The influence of crystal formation on segmental mobility in polymers: hints from a statistical mechanical relaxation model

Abstract

A statistical mechanical model is used to analyze literature data regarding the restricted segmental dynamics of a number of crystallized polymers, as observed by means of broadband dielectric spectroscopy. A relationship between well defined physical quantities and the width parameter in the Havriliak–Negami representation of symmetric processes is established. It is found that, for materials crystallized from an isotropic amorphous state, the segmental relaxation process is associated to conformational changes within cooperatively rearranging regions of ~1 nm diameter. In case of chain orientation, the dimension of the rearranging regions along the chain direction increases up to 3–5 nm.

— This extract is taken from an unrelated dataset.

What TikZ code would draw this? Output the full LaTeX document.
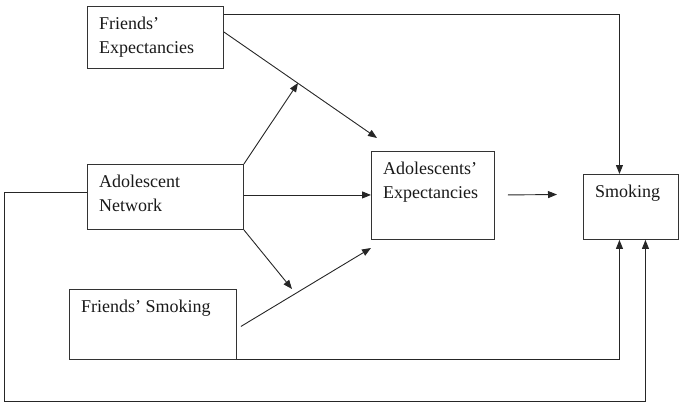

It is argued that the average size of the rearranging regions may influence the thickness of the amorphous interlamellar layers in the stacks. It is also found in all cases that, at the end of the crystallization process, the average fluctuation component of the chemical potential within the confined amorphous regions, \(\overline{\Delta\mu}\), is of the same order of the chemical potential drop Δμcryst associated to crystallization from the undercooled, relaxed melt. Except in one among the cases considered, it is found that \(\overline{\Delta\mu}\approx - \Delta\mu_{\rm cryst}\), which is a hint towards the formalization of a thermodynamic criterion for crystallization arrest.